OBJECTIVE: Extract exactly those lines that lie between the start of the material and the line with "120, 0, 0];", including both boundary lines and no others.

========================================================================

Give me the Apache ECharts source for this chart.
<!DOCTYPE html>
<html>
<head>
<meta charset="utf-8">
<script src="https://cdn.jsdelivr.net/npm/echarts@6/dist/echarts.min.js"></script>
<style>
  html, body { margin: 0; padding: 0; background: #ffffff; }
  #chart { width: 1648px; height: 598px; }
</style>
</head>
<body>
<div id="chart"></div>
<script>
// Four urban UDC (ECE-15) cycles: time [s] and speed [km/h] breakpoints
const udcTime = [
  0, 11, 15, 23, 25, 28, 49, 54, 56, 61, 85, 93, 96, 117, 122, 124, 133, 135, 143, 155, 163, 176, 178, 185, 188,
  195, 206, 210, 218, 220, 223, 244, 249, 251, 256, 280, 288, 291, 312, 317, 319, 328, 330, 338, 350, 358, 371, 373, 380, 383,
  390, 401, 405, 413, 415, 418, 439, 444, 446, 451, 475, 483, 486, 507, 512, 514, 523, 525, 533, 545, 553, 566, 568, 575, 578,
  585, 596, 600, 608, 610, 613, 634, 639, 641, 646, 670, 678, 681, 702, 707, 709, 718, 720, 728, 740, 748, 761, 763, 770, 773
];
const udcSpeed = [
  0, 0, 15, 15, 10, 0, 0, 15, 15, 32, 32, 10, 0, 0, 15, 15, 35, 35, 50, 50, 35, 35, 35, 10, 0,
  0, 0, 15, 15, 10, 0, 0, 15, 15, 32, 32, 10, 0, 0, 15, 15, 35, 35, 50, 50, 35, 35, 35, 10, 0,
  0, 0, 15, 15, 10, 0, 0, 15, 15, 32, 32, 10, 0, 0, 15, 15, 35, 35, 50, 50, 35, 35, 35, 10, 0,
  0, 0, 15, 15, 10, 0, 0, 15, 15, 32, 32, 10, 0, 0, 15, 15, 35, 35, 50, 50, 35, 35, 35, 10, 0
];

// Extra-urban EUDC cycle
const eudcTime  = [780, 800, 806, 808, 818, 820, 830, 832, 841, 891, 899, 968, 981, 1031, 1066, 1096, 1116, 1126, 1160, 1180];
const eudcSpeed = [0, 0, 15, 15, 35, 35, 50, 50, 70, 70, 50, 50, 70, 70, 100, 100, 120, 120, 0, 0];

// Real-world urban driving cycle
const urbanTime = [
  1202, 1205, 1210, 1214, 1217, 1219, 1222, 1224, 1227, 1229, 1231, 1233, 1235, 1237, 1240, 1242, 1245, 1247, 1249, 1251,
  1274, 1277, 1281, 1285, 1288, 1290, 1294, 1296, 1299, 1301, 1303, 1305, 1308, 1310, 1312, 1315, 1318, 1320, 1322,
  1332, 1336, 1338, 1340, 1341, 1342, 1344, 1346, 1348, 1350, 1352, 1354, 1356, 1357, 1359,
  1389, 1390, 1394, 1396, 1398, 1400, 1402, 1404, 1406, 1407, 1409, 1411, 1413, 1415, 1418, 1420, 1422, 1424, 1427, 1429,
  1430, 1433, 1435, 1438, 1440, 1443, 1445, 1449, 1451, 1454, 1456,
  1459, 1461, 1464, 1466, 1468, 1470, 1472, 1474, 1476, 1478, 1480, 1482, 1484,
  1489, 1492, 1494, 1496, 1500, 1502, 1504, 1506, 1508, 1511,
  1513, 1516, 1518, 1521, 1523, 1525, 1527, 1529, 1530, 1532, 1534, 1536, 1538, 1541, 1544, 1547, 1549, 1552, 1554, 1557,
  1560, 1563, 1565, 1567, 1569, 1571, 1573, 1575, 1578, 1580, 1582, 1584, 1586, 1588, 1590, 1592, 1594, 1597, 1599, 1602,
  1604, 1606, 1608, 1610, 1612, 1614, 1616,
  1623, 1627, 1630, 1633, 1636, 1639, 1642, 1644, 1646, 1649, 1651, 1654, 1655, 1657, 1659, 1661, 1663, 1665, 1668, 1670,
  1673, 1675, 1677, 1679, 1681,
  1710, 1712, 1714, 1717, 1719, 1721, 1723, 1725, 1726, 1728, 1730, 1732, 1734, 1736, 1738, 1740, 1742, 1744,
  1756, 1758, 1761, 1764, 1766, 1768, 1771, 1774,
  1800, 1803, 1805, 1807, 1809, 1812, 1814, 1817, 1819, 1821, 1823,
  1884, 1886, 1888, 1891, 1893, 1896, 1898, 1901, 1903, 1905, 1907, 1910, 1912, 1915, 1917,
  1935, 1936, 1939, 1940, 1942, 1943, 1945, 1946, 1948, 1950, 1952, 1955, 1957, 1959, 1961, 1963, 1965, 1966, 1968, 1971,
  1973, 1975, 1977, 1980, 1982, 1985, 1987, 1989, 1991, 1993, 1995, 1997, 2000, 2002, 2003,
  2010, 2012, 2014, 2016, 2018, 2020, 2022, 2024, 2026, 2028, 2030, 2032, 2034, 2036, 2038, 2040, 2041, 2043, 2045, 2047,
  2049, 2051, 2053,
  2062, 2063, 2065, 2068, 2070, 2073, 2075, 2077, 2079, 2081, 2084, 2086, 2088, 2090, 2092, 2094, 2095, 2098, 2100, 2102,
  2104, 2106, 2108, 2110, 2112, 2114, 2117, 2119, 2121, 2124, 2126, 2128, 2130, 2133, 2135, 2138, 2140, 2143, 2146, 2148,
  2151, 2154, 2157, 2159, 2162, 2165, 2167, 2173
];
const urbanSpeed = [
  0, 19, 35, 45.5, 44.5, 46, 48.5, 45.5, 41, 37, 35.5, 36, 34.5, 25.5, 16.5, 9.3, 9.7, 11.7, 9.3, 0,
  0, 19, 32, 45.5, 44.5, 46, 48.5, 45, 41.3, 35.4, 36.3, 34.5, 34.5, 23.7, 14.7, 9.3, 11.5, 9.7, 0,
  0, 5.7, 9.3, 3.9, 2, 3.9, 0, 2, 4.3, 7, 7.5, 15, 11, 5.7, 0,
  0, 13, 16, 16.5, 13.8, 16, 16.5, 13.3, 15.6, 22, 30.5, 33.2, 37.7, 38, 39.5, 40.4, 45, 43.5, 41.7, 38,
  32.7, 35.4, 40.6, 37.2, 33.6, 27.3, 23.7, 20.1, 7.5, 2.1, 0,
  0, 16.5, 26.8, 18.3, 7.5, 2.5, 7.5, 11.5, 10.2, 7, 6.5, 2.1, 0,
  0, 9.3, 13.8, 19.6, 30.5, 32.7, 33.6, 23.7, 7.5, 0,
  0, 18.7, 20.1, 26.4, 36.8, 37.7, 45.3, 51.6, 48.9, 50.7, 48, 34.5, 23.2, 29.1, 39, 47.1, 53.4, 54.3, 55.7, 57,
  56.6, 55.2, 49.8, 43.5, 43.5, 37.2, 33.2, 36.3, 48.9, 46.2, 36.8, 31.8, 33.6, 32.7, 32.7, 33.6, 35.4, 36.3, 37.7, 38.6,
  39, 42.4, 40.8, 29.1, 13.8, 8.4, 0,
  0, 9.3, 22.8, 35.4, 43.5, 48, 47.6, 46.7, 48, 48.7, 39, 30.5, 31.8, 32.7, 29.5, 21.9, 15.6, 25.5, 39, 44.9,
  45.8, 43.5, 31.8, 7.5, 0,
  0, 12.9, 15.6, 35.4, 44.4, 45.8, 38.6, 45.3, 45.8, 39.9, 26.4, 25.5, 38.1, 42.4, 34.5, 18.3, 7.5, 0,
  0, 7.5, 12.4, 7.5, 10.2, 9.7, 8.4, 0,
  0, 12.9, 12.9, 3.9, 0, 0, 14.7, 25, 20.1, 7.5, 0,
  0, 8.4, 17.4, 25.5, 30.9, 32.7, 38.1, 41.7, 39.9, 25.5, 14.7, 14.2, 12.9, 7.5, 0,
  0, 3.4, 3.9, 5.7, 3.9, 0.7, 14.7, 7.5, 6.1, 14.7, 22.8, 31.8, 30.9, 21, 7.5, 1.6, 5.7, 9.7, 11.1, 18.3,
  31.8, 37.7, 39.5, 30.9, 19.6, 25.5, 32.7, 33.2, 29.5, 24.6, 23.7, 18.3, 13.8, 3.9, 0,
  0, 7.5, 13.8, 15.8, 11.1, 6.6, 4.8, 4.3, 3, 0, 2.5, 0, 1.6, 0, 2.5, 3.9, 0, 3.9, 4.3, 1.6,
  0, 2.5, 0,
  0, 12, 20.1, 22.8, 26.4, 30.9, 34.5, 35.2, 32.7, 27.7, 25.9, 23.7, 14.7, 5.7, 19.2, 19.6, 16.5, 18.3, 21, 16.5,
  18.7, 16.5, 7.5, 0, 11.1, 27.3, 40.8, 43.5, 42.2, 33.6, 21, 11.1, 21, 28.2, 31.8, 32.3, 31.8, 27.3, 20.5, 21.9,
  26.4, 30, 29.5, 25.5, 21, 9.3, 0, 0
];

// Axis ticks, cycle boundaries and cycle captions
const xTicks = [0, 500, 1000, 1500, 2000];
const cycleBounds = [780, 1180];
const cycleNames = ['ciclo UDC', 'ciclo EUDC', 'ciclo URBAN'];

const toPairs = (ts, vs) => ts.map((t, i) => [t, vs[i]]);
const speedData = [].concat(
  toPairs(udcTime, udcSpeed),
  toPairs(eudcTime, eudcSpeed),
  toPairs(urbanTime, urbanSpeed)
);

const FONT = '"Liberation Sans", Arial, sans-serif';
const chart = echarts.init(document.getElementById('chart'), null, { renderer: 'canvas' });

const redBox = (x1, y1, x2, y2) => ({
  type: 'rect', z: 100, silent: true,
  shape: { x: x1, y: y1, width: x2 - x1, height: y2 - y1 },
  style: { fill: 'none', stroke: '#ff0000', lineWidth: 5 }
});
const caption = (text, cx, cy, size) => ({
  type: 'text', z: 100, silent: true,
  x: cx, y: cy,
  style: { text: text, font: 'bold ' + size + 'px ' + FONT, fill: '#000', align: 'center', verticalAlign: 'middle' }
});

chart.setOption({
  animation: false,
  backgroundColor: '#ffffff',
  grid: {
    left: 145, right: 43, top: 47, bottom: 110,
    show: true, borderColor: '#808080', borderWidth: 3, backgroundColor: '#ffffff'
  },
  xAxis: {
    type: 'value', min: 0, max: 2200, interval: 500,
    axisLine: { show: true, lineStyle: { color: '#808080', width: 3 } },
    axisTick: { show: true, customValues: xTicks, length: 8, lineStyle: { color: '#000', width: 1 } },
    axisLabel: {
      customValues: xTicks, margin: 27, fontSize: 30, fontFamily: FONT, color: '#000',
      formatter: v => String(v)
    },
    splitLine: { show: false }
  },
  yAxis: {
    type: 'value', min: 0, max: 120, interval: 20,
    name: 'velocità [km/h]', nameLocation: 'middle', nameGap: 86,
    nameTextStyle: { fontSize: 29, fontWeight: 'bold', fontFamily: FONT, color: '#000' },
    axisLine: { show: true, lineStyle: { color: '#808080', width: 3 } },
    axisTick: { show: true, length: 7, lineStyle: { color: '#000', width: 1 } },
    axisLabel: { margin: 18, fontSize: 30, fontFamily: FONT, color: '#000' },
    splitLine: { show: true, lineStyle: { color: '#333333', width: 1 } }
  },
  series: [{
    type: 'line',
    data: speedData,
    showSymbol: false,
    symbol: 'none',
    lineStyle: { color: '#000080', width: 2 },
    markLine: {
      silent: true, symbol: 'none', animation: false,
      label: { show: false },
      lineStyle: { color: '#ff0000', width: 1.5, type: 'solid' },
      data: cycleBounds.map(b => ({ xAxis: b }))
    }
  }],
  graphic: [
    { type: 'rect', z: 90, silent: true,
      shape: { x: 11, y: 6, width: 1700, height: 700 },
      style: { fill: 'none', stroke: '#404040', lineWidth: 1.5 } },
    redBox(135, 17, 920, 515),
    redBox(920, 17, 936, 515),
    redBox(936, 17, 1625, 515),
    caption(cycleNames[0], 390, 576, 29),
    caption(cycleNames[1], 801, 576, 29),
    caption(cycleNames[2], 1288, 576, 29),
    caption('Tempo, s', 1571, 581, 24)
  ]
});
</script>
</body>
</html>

========================================================================

SOLUTION FOR THIS PROBLEM:
Give me the Apache ECharts source for this chart.
<!DOCTYPE html>
<html>
<head>
<meta charset="utf-8">
<script src="https://cdn.jsdelivr.net/npm/echarts@6/dist/echarts.min.js"></script>
<style>
  html, body { margin: 0; padding: 0; background: #ffffff; }
  #chart { width: 1648px; height: 598px; }
</style>
</head>
<body>
<div id="chart"></div>
<script>
// Four urban UDC (ECE-15) cycles: time [s] and speed [km/h] breakpoints
const udcTime = [
  0, 11, 15, 23, 25, 28, 49, 54, 56, 61, 85, 93, 96, 117, 122, 124, 133, 135, 143, 155, 163, 176, 178, 185, 188,
  195, 206, 210, 218, 220, 223, 244, 249, 251, 256, 280, 288, 291, 312, 317, 319, 328, 330, 338, 350, 358, 371, 373, 380, 383,
  390, 401, 405, 413, 415, 418, 439, 444, 446, 451, 475, 483, 486, 507, 512, 514, 523, 525, 533, 545, 553, 566, 568, 575, 578,
  585, 596, 600, 608, 610, 613, 634, 639, 641, 646, 670, 678, 681, 702, 707, 709, 718, 720, 728, 740, 748, 761, 763, 770, 773
];
const udcSpeed = [
  0, 0, 15, 15, 10, 0, 0, 15, 15, 32, 32, 10, 0, 0, 15, 15, 35, 35, 50, 50, 35, 35, 35, 10, 0,
  0, 0, 15, 15, 10, 0, 0, 15, 15, 32, 32, 10, 0, 0, 15, 15, 35, 35, 50, 50, 35, 35, 35, 10, 0,
  0, 0, 15, 15, 10, 0, 0, 15, 15, 32, 32, 10, 0, 0, 15, 15, 35, 35, 50, 50, 35, 35, 35, 10, 0,
  0, 0, 15, 15, 10, 0, 0, 15, 15, 32, 32, 10, 0, 0, 15, 15, 35, 35, 50, 50, 35, 35, 35, 10, 0
];

// Extra-urban EUDC cycle
const eudcTime  = [780, 800, 806, 808, 818, 820, 830, 832, 841, 891, 899, 968, 981, 1031, 1066, 1096, 1116, 1126, 1160, 1180];
const eudcSpeed = [0, 0, 15, 15, 35, 35, 50, 50, 70, 70, 50, 50, 70, 70, 100, 100, 120, 120, 0, 0];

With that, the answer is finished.